Israel - the apple of God's eye

Deuteronomy 32:8 When the Most High divided to the nations their inheritance, when he separated the sons of Adam, he set the bounds of the people according to the number of the children of Israel. Jesus said in Matthew 15:24, I am not sent but unto the lost sheep of the house of Israel.

Many people I mean most people do not know who Israel is in the Bible. Everyone always says Jewish people wrote the Bible but the tribe of Judah was only one tribe out of twelve. In short, starting with Adam with a direct lineage to Abraham, Abraham had Issac, Issac had Jacob, God changed Jacob's name to Israel. Israel had twelve sons that became the twelve tribes of Israel.

I felt the need to write something here even though I have not prepared my article yet. A much larger article is pending.


At an assembly held in Shiloh, Joshua cast lots before the gathered tribes, and there according to the way the lots fell, Joshua apportioned the land among the Israelites according to their groupings. These 12 tribes were descended from the 12 sons of Jacob (Israel), borne of 2 wives, sisters Leah and Rachel, and 2 slave-wives given to him by the two sisters.

Rachel remained barren, so God opened the womb of Leah first. Leah conceived and gave birth to a son whom she named Reuben. Soon thereafter she also gave birth to Simeon, Levi and Judah. Rachel, seeing that she herself gave Jacob no offspring, became jealous of her sister Leah who had quickly produced four children for Jacob. So she gave her slave-girl, Bilhah to her husband as a wife that she might have a child through her. Bilhah gave birth to Dan and then Naphtali. Leah did the same, giving her slave-girl (Zilpah) to Jacob who conceived first Gad and then Asher. Afterward, Leah herself conceived Issachar, Zebulun and a daughter, Dinah. Finally, God remembered Rachel, Jacob's favorite, bringing Joseph to birth in her womb. After that, Rachel conceived Benjamin as well, bringing Jacob's male progeny to twelve.

When Jacob's sons reached early manhood, they became jealous of Joseph who was his father's favorite. They kidnapped him, and sold him to a caravan headed for Egypt. Living in the land of Egypt, Joseph became very important and powerful, overseeing all of Pharaoh's graineries. When a great famine swept the Middle East, Egypt remained fully stocked with food on account of Joseph's brilliant skill and foresight.

Knowing that Egypt had ample food, Jacob gathered his children and wives together and took them there to seek bread so that they not starve to death.
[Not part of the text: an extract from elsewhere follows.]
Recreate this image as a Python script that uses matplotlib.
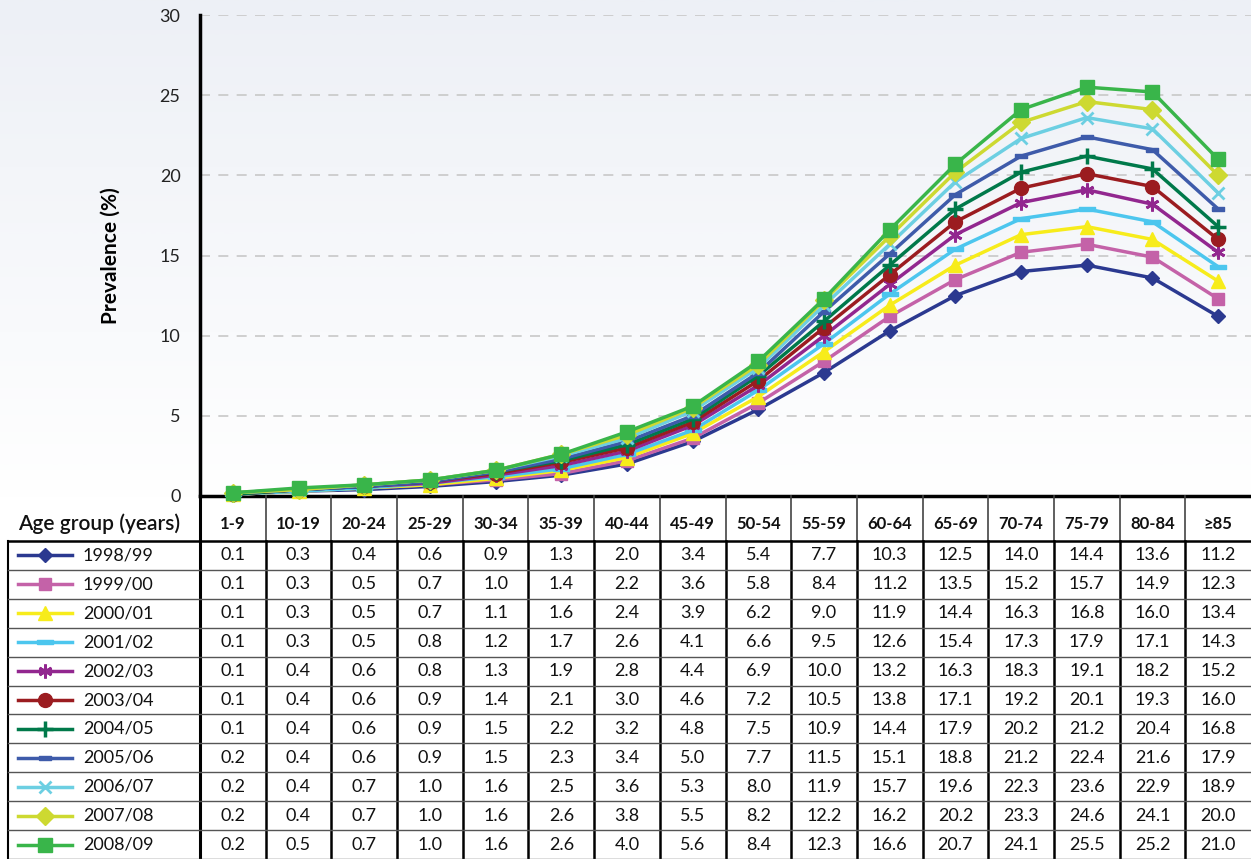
import numpy as np
import matplotlib
matplotlib.use("Agg")
import matplotlib.pyplot as plt
from matplotlib.colors import LinearSegmentedColormap

plt.rcParams['font.family'] = ['Lato', 'DejaVu Sans']

age_groups = ["1-9", "10-19", "20-24", "25-29", "30-34", "35-39", "40-44", "45-49",
              "50-54", "55-59", "60-64", "65-69", "70-74", "75-79", "80-84", "\u226585"]
years = ["1998/99", "1999/00", "2000/01", "2001/02", "2002/03", "2003/04",
         "2004/05", "2005/06", "2006/07", "2007/08", "2008/09"]

v1998 = [0.1, 0.3, 0.4, 0.6, 0.9, 1.3, 2.0, 3.4, 5.4, 7.7, 10.3, 12.5, 14.0, 14.4, 13.6, 11.2]
v1999 = [0.1, 0.3, 0.5, 0.7, 1.0, 1.4, 2.2, 3.6, 5.8, 8.4, 11.2, 13.5, 15.2, 15.7, 14.9, 12.3]
v2000 = [0.1, 0.3, 0.5, 0.7, 1.1, 1.6, 2.4, 3.9, 6.2, 9.0, 11.9, 14.4, 16.3, 16.8, 16.0, 13.4]
v2001 = [0.1, 0.3, 0.5, 0.8, 1.2, 1.7, 2.6, 4.1, 6.6, 9.5, 12.6, 15.4, 17.3, 17.9, 17.1, 14.3]
v2002 = [0.1, 0.4, 0.6, 0.8, 1.3, 1.9, 2.8, 4.4, 6.9, 10.0, 13.2, 16.3, 18.3, 19.1, 18.2, 15.2]
v2003 = [0.1, 0.4, 0.6, 0.9, 1.4, 2.1, 3.0, 4.6, 7.2, 10.5, 13.8, 17.1, 19.2, 20.1, 19.3, 16.0]
v2004 = [0.1, 0.4, 0.6, 0.9, 1.5, 2.2, 3.2, 4.8, 7.5, 10.9, 14.4, 17.9, 20.2, 21.2, 20.4, 16.8]
v2005 = [0.2, 0.4, 0.6, 0.9, 1.5, 2.3, 3.4, 5.0, 7.7, 11.5, 15.1, 18.8, 21.2, 22.4, 21.6, 17.9]
v2006 = [0.2, 0.4, 0.7, 1.0, 1.6, 2.5, 3.6, 5.3, 8.0, 11.9, 15.7, 19.6, 22.3, 23.6, 22.9, 18.9]
v2007 = [0.2, 0.4, 0.7, 1.0, 1.6, 2.6, 3.8, 5.5, 8.2, 12.2, 16.2, 20.2, 23.3, 24.6, 24.1, 20.0]
v2008 = [0.2, 0.5, 0.7, 1.0, 1.6, 2.6, 4.0, 5.6, 8.4, 12.3, 16.6, 20.7, 24.1, 25.5, 25.2, 21.0]
series = [v1998, v1999, v2000, v2001, v2002, v2003, v2004, v2005, v2006, v2007, v2008]

dash_big = [(-1, -0.3), (1, -0.3), (1, 0.3), (-1, 0.3), (-1, -0.3)]
styles = [
    dict(color="#2B3990", marker="D", ms=7),
    dict(color="#C462A8", marker="s", ms=9),
    dict(color="#F7EC1B", marker="^", ms=10),
    dict(color="#4CC6EE", marker=dash_big, ms=11),
    dict(color="#92278F", marker=(6, 2, 0), ms=10, mew=2),
    dict(color="#9B1C20", marker="o", ms=10),
    dict(color="#00794A", marker="+", ms=12, mew=2.5),
    dict(color="#3E5BAA", marker=dash_big, ms=8),
    dict(color="#6CCFE2", marker="x", ms=9, mew=2),
    dict(color="#CDD931", marker="D", ms=9),
    dict(color="#39B54A", marker="s", ms=10),
]

W, H = 1251, 859
fig = plt.figure(figsize=(W / 100, H / 100), dpi=100)
fig.patch.set_facecolor("white")

# background gradient
bg = fig.add_axes([0, 0, 1, 1], zorder=-10)
grad = np.linspace(0, 1, 300).reshape(-1, 1)
cmap = LinearSegmentedColormap.from_list("g", ["#EDF0F6", "#FFFFFF"])
bg.imshow(grad, aspect="auto", cmap=cmap, extent=[0, W, 500, 0])
bg.set_xlim(0, W)
bg.set_ylim(H, 0)
bg.axis("off")

x_left, x_right = 200, 1251
y_top, y_zero = 15, 496
ax = fig.add_axes([x_left / W, (H - y_zero) / H, (x_right - x_left) / W, (y_zero - y_top) / H])
ax.patch.set_alpha(0)
x = np.arange(len(age_groups))
for vals, st in zip(series, styles):
    st = dict(st)
    c = st.pop("color")
    ax.plot(x, vals, color=c, lw=2.5, mfc=c, mec=c, clip_on=False, zorder=3, **st)
ax.set_xlim(-0.5, len(age_groups) - 0.5)
ax.set_ylim(0, 30)
ax.set_yticks(np.arange(0, 31, 5))
ax.tick_params(axis="y", length=0, labelsize=13, pad=14, labelcolor="#222222")
ax.set_xticks([])
for yv in range(5, 31, 5):
    ax.axhline(yv, color="#C8C8C8", lw=1.2, ls=(0, (6, 5)), zorder=1)
for s in ["top", "right"]:
    ax.spines[s].set_visible(False)
ax.spines["left"].set_linewidth(2.5)
ax.spines["bottom"].set_linewidth(2.5)
ax.set_ylabel("Prevalence (%)", fontsize=15, fontweight="bold", labelpad=28)

# data table (pixel coordinates overlay)
tb = fig.add_axes([0, 0, 1, 1], zorder=5)
tb.set_xlim(0, W)
tb.set_ylim(H, 0)
tb.axis("off")
ncol = len(age_groups)
colw = (x_right - x_left) / ncol
hdr_bot = 541
rowh = (H - hdr_bot) / len(years)
# header
tb.text(18, 524, "Age group (years)", fontsize=15, fontweight="semibold",
        ha="left", va="center", color="#111111")
for i, lab in enumerate(age_groups):
    tb.text(x_left + (i + 0.5) * colw, 524, lab, fontsize=12, fontweight="bold",
            ha="center", va="center", color="#111111")
for i in range(1, ncol):
    xe = x_left + i * colw
    tb.plot([xe, xe], [y_zero, hdr_bot], color="#444444", lw=1.2)
    tb.plot([xe, xe], [hdr_bot, H], color="black", lw=1.8)
tb.plot([x_left, x_left], [y_zero, H], color="black", lw=2.2)
tb.plot([8, 8], [hdr_bot, H], color="black", lw=1.5)
tb.plot([8, W], [hdr_bot, hdr_bot], color="black", lw=1.8)
for r in range(1, len(years) + 1):
    yl = hdr_bot + r * rowh
    tb.plot([8, W], [yl, yl], color="#555555", lw=1.0)
# rows
for r, (yr, vals, st) in enumerate(zip(years, series, styles)):
    yc = hdr_bot + (r + 0.5) * rowh
    st = dict(st)
    c = st.pop("color")
    tb.plot([18, 72], [yc, yc], color=c, lw=2.5)
    tb.plot([45], [yc], color=c, mfc=c, mec=c, ls="none", **st)
    tb.text(83, yc, yr, fontsize=13, ha="left", va="center", color="#111111")
    for i, v in enumerate(vals):
        tb.text(x_left + (i + 0.5) * colw, yc, f"{v:.1f}", fontsize=13,
                ha="center", va="center", color="#111111")

fig.savefig("out.png", dpi=100)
Once there he discovered his missing long-lost favorite son. Joseph held no grudge against his brothers. He welcomed them all with open arms and gave them as much as they wanted to eat. As a reward for his generosity and love, Jacob adopted Joseph's two sons, Ephraim and Manesseh, and blessed them that they might also share in the tribal legacy God had promised Jacob concerning his twelve sons.
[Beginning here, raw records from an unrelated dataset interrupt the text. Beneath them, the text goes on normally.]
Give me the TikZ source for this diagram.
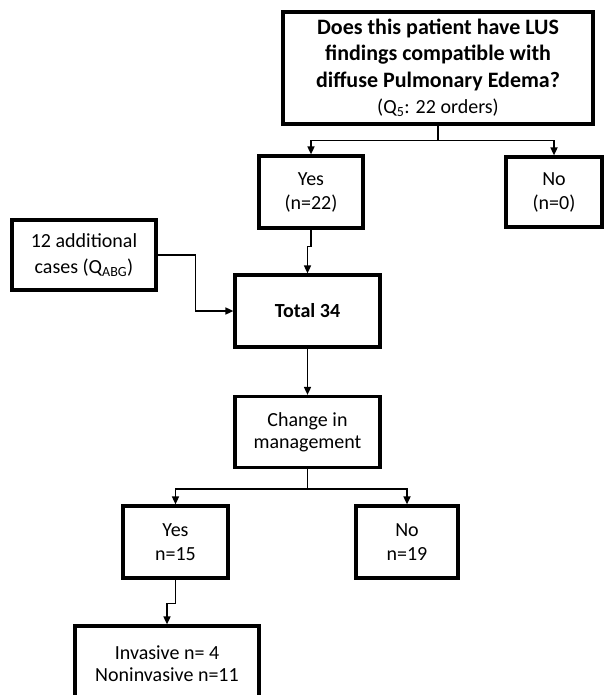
\documentclass[tikz,border=0pt]{standalone}
\usepackage{fontspec}
\setmainfont{Carlito}
\usepackage{tikz}
\usetikzlibrary{arrows.meta, positioning}

\begin{document}
\begin{tikzpicture}[
    x=1pt, y=-1pt,
    box/.style={rectangle, draw, line width=3.2pt, align=center, inner sep=2pt, font=\fontsize{20}{24}\selectfont},
    arrow/.style={-{Triangle[length=8pt, width=7pt]}, line width=1.6pt},
    link/.style={line width=1.6pt}
]
    \useasboundingbox (0,0) rectangle (603,695);
    \node[box, minimum width=310, minimum height=112, font=\fontsize{22}{26.5}\selectfont] (question) at (438,68)
        {\textbf{Does this patient have LUS}\\\textbf{findings compatible with}\\\textbf{diffuse Pulmonary Edema?}\\{\fontsize{20}{22}\selectfont(Q\textsubscript{5}: 22 orders)}};
    \node[box, minimum width=104, minimum height=72] (yesfirst) at (311,192) {Yes\\(n=22)};
    \node[box, minimum width=96, minimum height=70] (nofirst) at (554,192) {No\\(n=0)};
    \node[box, minimum width=144, minimum height=70, font=\fontsize{20}{26}\selectfont] (extra) at (84,255) {12 additional\\cases (Q\textsubscript{ABG})};
    \node[box, minimum width=145, minimum height=72] (total) at (307.5,311) {\textbf{Total 34}};
    \node[box, minimum width=145, minimum height=71, font=\fontsize{20}{22}\selectfont] (change) at (307.5,432) {Change in\\management};
    \node[box, minimum width=105, minimum height=72] (yessecond) at (175.5,542) {Yes\\n=15};
    \node[box, minimum width=102, minimum height=72] (nosecond) at (407,542) {No\\n=19};
    \node[box, minimum width=184, minimum height=76, font=\fontsize{20}{22}\selectfont] (invasive) at (167,664) {Invasive n= 4\\Noninvasive n=11};

    \draw[link] (question.south) -- ++(0,15) coordinate (split);
    \draw[arrow] (split) -| (yesfirst.north);
    \draw[arrow] (split) -| (nofirst.north);
    \draw[arrow] (yesfirst.south) -- ++(0,17) -| (total.north);
    \draw[arrow] (extra.east) -- ++(38,0) |- (total.west);
    \draw[arrow] (total.south) -- (change.north);
    \draw[link] (change.south) -- ++(0,20) coordinate (fork);
    \draw[arrow] (fork) -| (yessecond.north);
    \draw[arrow] (fork) -| (nosecond.north);
    \draw[arrow] (yessecond.south) -- ++(0,24) -| (invasive.north);
\end{tikzpicture}
\end{document}
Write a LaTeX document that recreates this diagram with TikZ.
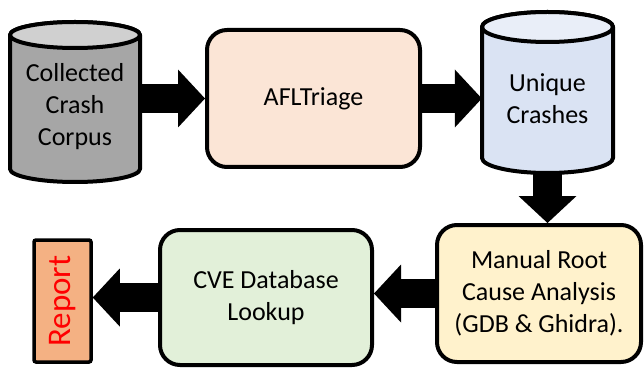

Because Joseph had borne two of the twelve, he became a patriarch himself, rising to a level above his brothers. He was accorded a position of supreme honor, joining Abraham, Isaac and Jacob as the progenitors of the twelve tribes. For this reason, he is not counted among the landowners.

Jacob's third son, Levi, was removed from landowning status as well, for it was in this tribe that the priesthood of Israel was formed. The Levites became the caretakers of the religion. That is why neither Joseph nor Levi have their names ascribed to geographical areas on the map above.

Dan was first given land in an area that looked on Joppa, east of Benjamin. However, the Philistines resisted them there, blocking their efforts to capture the towns awarded to them in the original inheritance of the tribes. So the descendants of Dan headed north to a city called Leshem. Capturing this city, they renamed it 'Dan' after their ancestor, and settled there instead. This city proved to be the northernmost boundary of the land of Israel, stretching from Dan in the north to Beersheba in the south.